How to Approach the Data Migration for a COTS (or SaaS) Project

When an organization is migrating from a pre-existing system to a new Commercial-Off-The-Shelf (COTS) product, planning the data migration is an important aspect of the project to ensure that the right data ends up in the right place in the new system.software

In this article, we’ll look at the business analyst role on a COTS project (from both the client and vendor side) and how to plan the data migration so that potential data mapping issues are discovered before they derail the project.

(By the way, if you are looking to learn more about data modeling, be sure to check out our Free Data Modeling Training.)

Before we begin, a clarification of terms. Software-as-a-Service (SaaS) is a special kind of COTS that is hosted on the web instead of internally at an organization’s data center. For the purposes of this article, you can read “COTS” as “SaaS” if that’s the kind of system you are working on. We’ve had questions about both, so I wanted to be sure to clarify.

The Business Analyst Role on a COTS Project

Once a business case is approved and a decision is made about what vendor to use, a typical project to migrate a pre-existing system to a COTS product involves the following business analysis components:

  • Identify how the product will be configured for the client organizations;
  • Identify any customizations or add-ons required;
  • Plan the migration of data from your existing system or systems (which may be something as simple as a collection of spreadsheets) to the new COTS tool;
  • Identify the future state business processes that leverage the new tool;

Of course, the project team will also implement all of the above, migrate the data, and orchestrate the push to go live.

The project team typically includes people from the client organization and outside consultants. The consultants may be from the vendor (or organization that builds and sells the COTS product), but they will have expertise in the tool you’ve selected.

On the vendor side, the business analyst is responsible for identifying configurations, optionally specifying customizations, and providing guidance on the data migration. On the client side, the business analyst is responsible for providing guidance on configurations and customizations, informing what’s required from a data migration perspective, and identifying future state business processes.

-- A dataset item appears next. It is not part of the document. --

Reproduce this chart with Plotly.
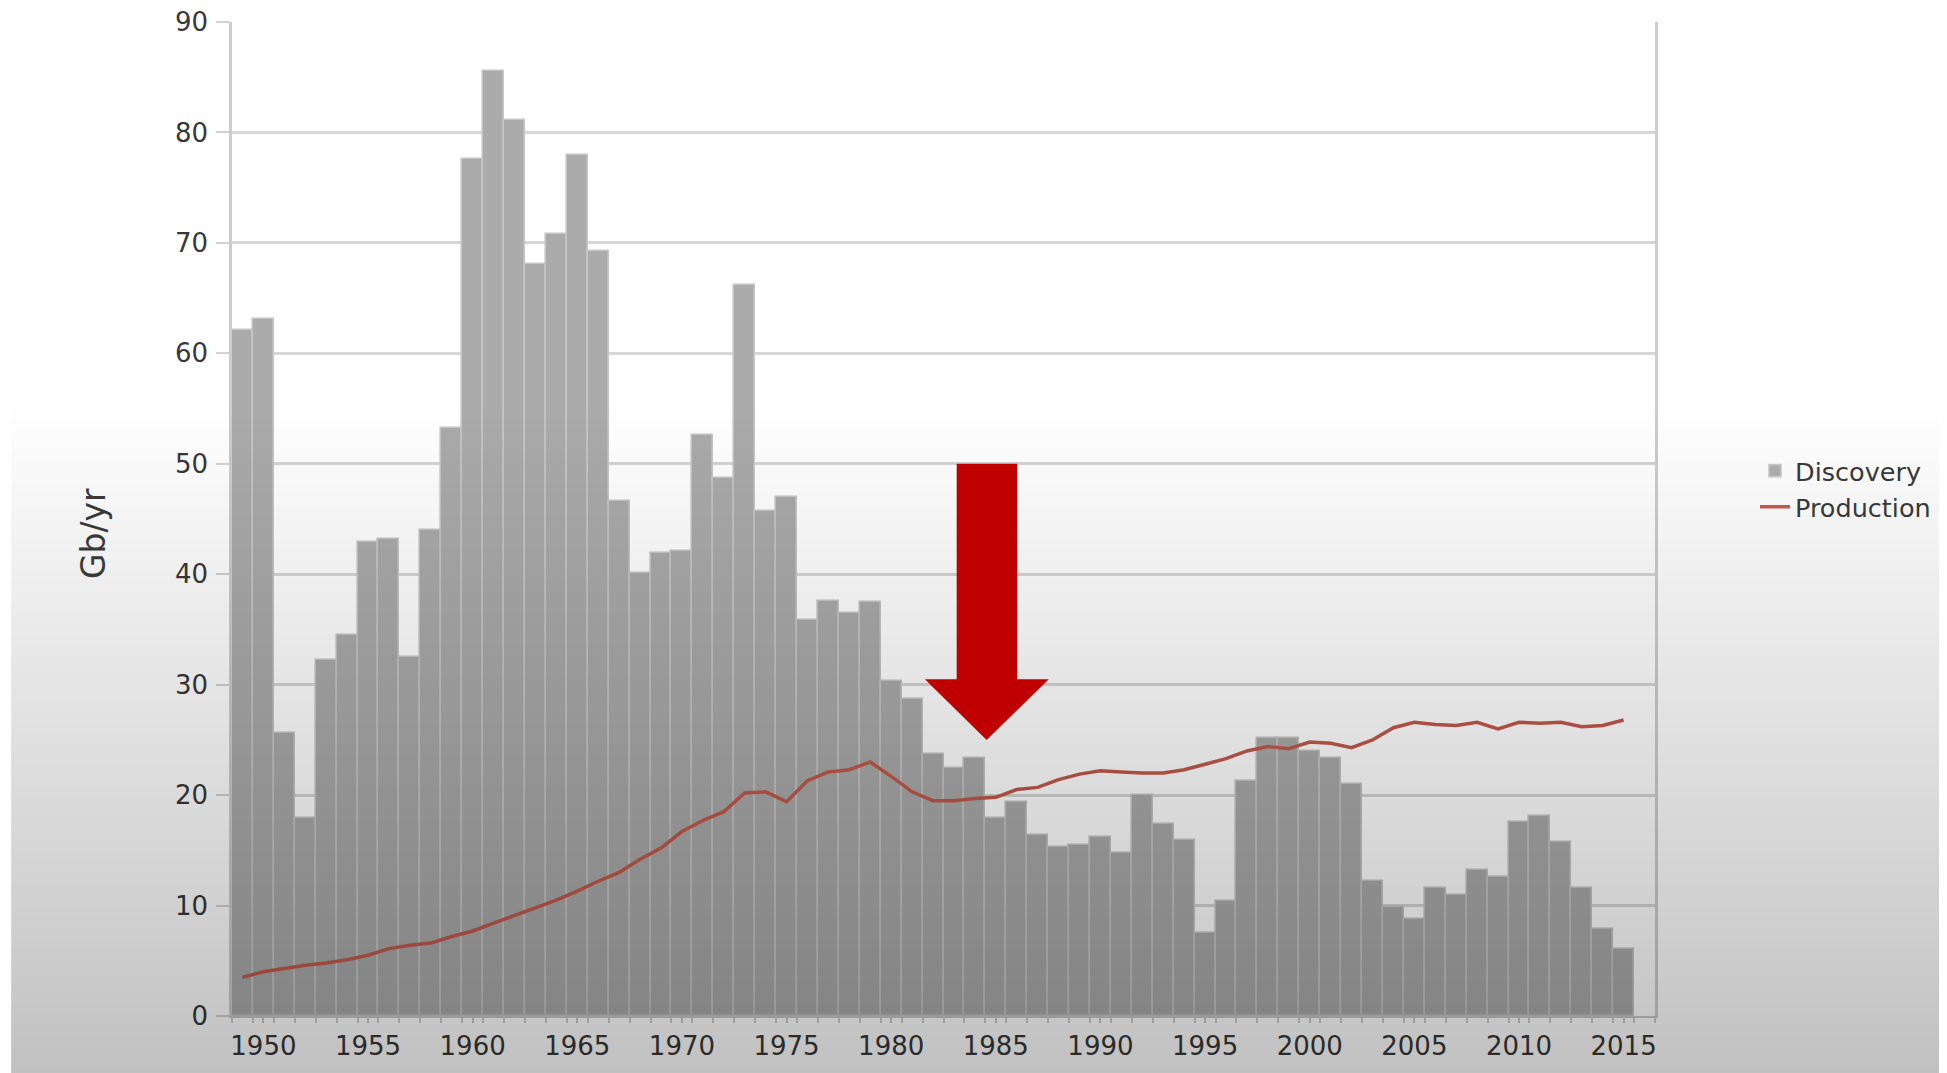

How to Plan the Data Migration for a COTS Project

Without a business analyst proactively planning the migration, it’s not uncommon to have a client-side database developer provide a recent dump of data and have the vendor-side database developer sort through how to import it into the new tool. This approach can lead to data issues surfacing late in development, potentially throwing the project off course.

A data map will uncover and resolve potential data issues before they surface during testing. The data map will give the vendor’s database expert a useful tool for importing the data. Since they don’t know your business, they are likely to make false assumptions about how fields map unless given some direction.

Expertise from both the vendor-side and client-side is needed as part of the mapping, so typically there is a lot of collaboration. Here are some of the issues you can expect to work through:

  • For mapped fields, you’ll be looking at whether they actually mean the same thing in both systems or whether there is logic in either system that will impact how the data should be migrated over to the COTS product.
  • You’ll also want to be sure that all of the client’s important data has a home in the target database, or you may need to customize the COTS product.
  • On the flip side, you’ll want to evaluate the client’s data source has all the data needed to populate the new system in the format that’s required. Otherwise, a data clean-up project may be required prior to the data migration.
  • As you work through these decisions, the client and vendor will need to decide where any clean-up and translation rules get implemented, whether in advance of the migration or as part of the data migration process.
  • Finally, you’ll have decisions to make about what data to bring over. It’s not uncommon to archive older data and only bring over recent or active data, as this helps expedite the data migration process.

As you can see, there is quite a bit to think about for a COTS project, and we’ve only dug into the details specific to the data migration. A data mapping specification will help you identify the potential issues before the migration happens, creating a smoother transition to the new system.